The Hard Question Against the (4a)
The (4b)’s value case depends on what you compare it to. The Phone (4a) starts at £379 in the UK, per T3’s launch-week coverage. EFTM’s review puts the (4b) “only $20 cheaper than the RRP for the Nothing Phone (4a),” and the (4a) ships with a Snapdragon 7s processor and a triple-camera array including a 3.5x optical zoom. The (4b) responds with the larger battery and the (4a) Pro-style design language at a lower entry price.
The trade-off is real: the (4a) gives you a faster chip and a real optical zoom, the (4b) gives you a bigger cell and a slightly newer unibody design. Phonerena’s launch-week coverage raised the theory that the (4b) effectively replaces the slot the cancelled CMF Phone 3 would have filled, in a Nothing design wrapper at a slightly higher price.
Context matters here. Co-founder Akis Evangelidis said publicly that Nothing cancelled its next CMF phone because rising RAM prices made the planned step-up unworkable at a CMF price point. The (4b)’s budget-mid-range positioning is, in that light, a workaround for the same memory-cost pressure pushing the rest of the industry. Forbes’s review notes that “the rising memory costs aren’t helping” as a framing for why the (4b) sits where it does in the lineup. EFTM’s two-week review puts the (4b) in the same context, pointing out that the phone lands “at a tough time in tech” for component prices.
The (4b) earns its slot for buyers who want the Glyph Bar and the longest battery Nothing has put in a phone, a value case the two-week Nothing Phone (4b) review with battery findings confirms in everyday use.
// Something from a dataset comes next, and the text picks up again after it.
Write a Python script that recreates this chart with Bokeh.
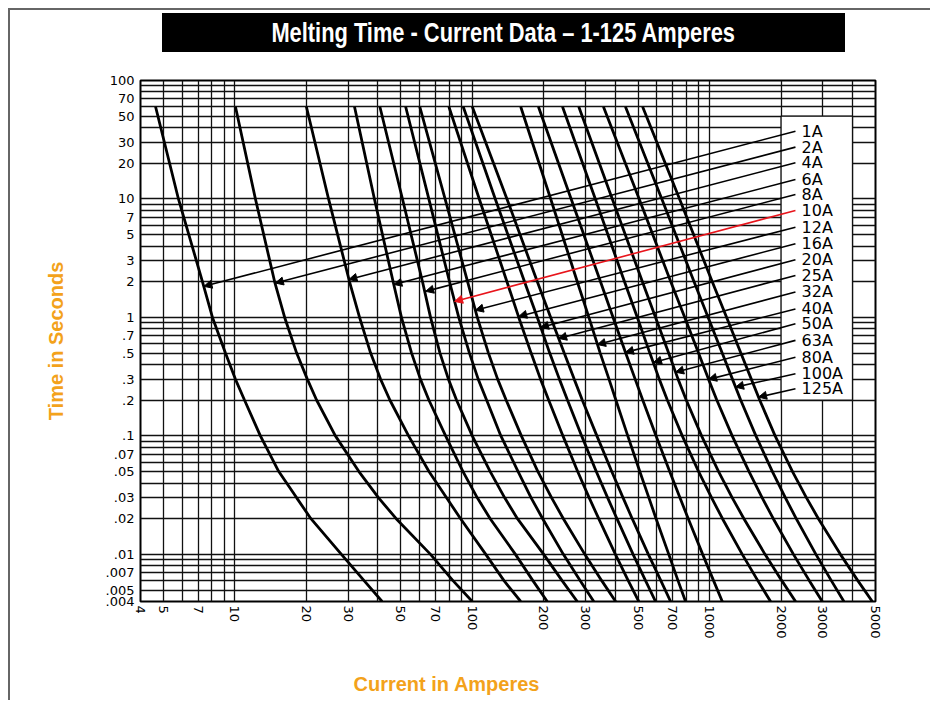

The (4a) at £379 wins for everyone else, given the Snapdragon 7s chip and the triple-camera array with 3.5x optical zoom.
Frequently Asked Questions
When did the Nothing Phone (4b) launch?
The Nothing Phone (4b) launched on July 7, 2026, with a global livestream at 11:00 BST. India general availability opens on July 14, while Nothing’s Soho store in London stocks the phone from July 11.
How much does the Nothing Phone (4b) cost?
India pricing starts at ₹34,999 for the 8GB / 128GB variant and ₹39,000 for the 8GB / 256GB variant (Flipkart exclusive). Launch offers drop the 128GB version to ₹29,999. Australia is the only other market with a confirmed launch price in this report, at AUD $629 for 128GB. UK and EU prices were not in sourced material at publication.
What chip powers the Nothing Phone (4b)?
The Nothing Phone (4b) runs on the Qualcomm Snapdragon 6 Gen 4, paired with 8GB of LPDDR4X RAM and 128GB or 256GB of UFS 2.2 storage. The Snapdragon 6 Gen 4 is the same silicon as the Snapdragon 7s Gen 4 in the (4a), downclocked.
How big is the Nothing Phone (4b) battery?
India gets a 6,000 mAh cell. Every other market gets a 5,200 mAh cell. Both support 33W wired charging and 7.5W reverse wired charging. Nothing claims the 6,000 mAh India variant charges from 1% to 50% in around 27 minutes.
Will the Nothing Phone (4b) get Android updates?
Nothing promises 3 years of OS updates and 6 years of security patches. The phone ships with Nothing OS 4.1 on Android 16, and Nothing has committed to taking the device through to Android 19.